▶
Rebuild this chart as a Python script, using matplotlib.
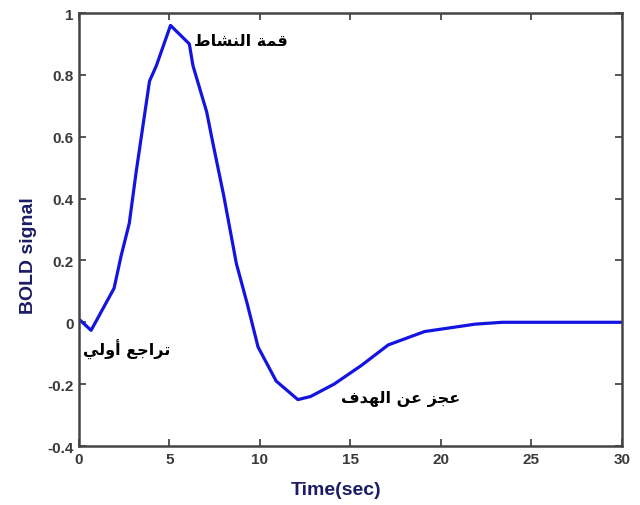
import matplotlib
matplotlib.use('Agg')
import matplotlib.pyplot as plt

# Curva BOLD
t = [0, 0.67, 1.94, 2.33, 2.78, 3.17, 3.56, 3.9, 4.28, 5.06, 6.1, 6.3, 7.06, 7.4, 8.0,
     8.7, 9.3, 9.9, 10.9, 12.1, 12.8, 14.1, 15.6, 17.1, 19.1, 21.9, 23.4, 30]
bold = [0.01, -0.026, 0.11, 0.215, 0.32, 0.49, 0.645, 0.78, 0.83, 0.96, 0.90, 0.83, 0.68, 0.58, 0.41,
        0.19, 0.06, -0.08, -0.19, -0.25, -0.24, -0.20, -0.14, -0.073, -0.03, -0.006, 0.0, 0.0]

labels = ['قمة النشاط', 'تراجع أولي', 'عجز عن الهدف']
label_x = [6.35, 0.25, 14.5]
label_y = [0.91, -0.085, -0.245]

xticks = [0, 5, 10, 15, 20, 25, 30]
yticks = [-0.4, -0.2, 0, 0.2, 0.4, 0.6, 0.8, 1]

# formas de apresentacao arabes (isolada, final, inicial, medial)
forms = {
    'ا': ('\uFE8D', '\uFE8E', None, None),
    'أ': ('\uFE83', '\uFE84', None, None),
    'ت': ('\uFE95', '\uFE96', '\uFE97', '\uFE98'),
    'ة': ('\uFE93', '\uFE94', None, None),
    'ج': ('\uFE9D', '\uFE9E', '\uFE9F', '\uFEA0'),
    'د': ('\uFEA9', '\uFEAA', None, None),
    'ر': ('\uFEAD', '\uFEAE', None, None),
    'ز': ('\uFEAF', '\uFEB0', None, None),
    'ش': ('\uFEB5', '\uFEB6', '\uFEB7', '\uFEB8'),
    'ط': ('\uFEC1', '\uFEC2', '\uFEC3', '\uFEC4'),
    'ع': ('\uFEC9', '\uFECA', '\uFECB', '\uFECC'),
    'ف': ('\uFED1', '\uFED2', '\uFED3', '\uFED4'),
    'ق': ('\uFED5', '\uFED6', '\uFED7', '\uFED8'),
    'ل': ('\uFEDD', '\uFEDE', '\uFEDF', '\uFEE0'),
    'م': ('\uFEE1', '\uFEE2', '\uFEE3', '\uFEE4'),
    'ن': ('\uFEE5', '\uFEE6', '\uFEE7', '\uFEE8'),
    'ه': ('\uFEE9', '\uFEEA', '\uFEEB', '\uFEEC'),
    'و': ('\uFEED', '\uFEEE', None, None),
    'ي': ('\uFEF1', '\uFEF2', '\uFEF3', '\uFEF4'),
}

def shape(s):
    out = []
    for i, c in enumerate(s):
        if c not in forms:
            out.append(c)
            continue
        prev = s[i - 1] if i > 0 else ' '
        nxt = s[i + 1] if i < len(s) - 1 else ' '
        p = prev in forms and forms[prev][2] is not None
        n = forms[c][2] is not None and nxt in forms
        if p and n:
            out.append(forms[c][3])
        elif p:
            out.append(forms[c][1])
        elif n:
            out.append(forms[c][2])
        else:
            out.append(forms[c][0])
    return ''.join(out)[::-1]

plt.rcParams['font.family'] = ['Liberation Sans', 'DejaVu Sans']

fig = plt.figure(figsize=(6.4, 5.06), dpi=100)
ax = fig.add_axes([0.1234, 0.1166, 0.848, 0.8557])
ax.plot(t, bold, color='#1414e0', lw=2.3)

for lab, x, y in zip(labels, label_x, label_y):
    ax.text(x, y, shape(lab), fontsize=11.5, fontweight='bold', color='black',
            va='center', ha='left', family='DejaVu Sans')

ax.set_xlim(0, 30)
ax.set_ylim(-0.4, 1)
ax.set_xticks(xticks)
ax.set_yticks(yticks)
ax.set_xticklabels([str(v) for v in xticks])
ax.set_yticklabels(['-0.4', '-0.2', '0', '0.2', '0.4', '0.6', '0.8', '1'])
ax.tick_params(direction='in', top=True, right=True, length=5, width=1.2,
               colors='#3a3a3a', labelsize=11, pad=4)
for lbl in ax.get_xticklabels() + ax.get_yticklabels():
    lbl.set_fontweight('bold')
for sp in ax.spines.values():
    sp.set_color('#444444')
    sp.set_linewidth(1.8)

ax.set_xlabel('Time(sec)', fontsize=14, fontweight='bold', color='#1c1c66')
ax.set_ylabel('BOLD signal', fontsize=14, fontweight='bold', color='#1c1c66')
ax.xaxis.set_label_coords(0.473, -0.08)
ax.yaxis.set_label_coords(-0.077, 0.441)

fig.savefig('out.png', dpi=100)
◀
▶
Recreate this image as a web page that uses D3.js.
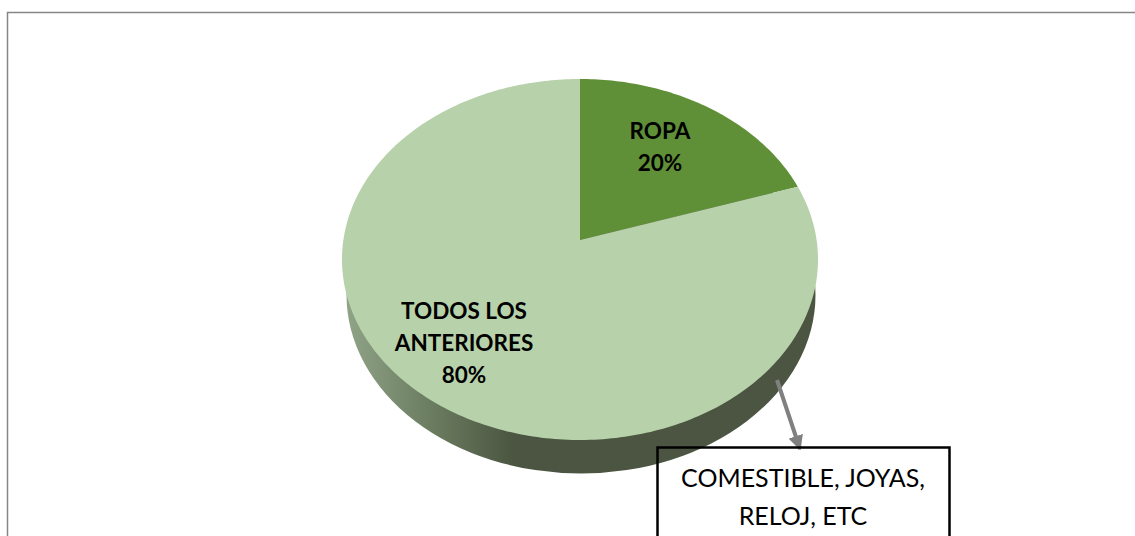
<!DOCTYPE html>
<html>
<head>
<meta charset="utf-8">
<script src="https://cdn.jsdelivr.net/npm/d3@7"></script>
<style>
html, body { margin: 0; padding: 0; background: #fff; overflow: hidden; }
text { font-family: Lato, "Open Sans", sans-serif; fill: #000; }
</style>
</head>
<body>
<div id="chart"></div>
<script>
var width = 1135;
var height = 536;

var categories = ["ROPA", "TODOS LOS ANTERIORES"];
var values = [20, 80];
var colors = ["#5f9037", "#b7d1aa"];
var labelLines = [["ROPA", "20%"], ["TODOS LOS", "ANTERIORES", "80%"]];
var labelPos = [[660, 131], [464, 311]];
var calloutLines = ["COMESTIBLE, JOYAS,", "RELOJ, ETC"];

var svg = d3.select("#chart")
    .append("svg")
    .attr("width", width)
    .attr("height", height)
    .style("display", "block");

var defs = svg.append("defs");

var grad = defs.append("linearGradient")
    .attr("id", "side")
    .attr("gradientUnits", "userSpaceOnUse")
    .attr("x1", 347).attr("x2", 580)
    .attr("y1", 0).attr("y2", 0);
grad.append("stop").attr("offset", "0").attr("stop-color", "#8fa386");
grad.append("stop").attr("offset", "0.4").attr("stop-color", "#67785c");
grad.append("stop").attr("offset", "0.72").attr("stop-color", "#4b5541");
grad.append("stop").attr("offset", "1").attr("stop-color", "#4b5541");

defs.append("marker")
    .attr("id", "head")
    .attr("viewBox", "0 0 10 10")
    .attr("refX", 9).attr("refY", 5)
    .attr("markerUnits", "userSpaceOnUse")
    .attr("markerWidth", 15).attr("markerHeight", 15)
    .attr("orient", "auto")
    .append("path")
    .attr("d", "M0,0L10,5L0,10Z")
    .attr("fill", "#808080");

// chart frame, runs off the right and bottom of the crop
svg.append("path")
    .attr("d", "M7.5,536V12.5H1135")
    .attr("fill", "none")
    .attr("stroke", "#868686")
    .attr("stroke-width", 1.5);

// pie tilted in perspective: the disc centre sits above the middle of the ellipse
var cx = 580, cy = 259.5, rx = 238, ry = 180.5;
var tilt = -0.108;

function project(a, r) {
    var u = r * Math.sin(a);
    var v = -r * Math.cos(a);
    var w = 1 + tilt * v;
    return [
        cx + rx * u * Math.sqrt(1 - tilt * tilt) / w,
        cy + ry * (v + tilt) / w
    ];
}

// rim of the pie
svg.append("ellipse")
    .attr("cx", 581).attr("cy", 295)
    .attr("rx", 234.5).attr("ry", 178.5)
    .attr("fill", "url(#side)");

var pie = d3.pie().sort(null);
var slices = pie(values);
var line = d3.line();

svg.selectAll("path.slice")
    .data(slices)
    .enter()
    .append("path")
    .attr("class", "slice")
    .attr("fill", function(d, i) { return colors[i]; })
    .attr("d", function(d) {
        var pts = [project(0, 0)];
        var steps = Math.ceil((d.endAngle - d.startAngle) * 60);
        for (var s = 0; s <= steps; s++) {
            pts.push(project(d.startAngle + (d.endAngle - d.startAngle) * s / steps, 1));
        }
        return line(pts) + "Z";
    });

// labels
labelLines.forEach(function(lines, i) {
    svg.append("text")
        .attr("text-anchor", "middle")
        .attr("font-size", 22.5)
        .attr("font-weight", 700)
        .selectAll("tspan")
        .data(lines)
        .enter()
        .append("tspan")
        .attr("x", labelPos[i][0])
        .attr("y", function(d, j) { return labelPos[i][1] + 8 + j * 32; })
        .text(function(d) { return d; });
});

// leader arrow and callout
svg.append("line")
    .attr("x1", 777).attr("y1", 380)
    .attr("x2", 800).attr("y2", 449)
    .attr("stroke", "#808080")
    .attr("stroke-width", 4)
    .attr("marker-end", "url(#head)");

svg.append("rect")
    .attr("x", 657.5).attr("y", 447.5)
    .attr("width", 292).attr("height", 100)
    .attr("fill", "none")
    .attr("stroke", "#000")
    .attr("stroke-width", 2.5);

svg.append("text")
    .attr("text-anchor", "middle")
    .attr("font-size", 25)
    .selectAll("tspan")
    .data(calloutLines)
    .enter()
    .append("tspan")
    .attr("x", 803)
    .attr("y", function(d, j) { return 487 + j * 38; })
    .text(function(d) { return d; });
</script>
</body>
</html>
◀
§ **To do**:
Pictures are not part of the copy. Write out only the lines from the one containing "Recreate this image" through the one containing "var height = 536;", exactly as they stand, both included.

§ **The output**:
Recreate this image as a web page that uses D3.js.
<!DOCTYPE html>
<html>
<head>
<meta charset="utf-8">
<script src="https://cdn.jsdelivr.net/npm/d3@7"></script>
<style>
html, body { margin: 0; padding: 0; background: #fff; overflow: hidden; }
text { font-family: Lato, "Open Sans", sans-serif; fill: #000; }
</style>
</head>
<body>
<div id="chart"></div>
<script>
var width = 1135;
var height = 536;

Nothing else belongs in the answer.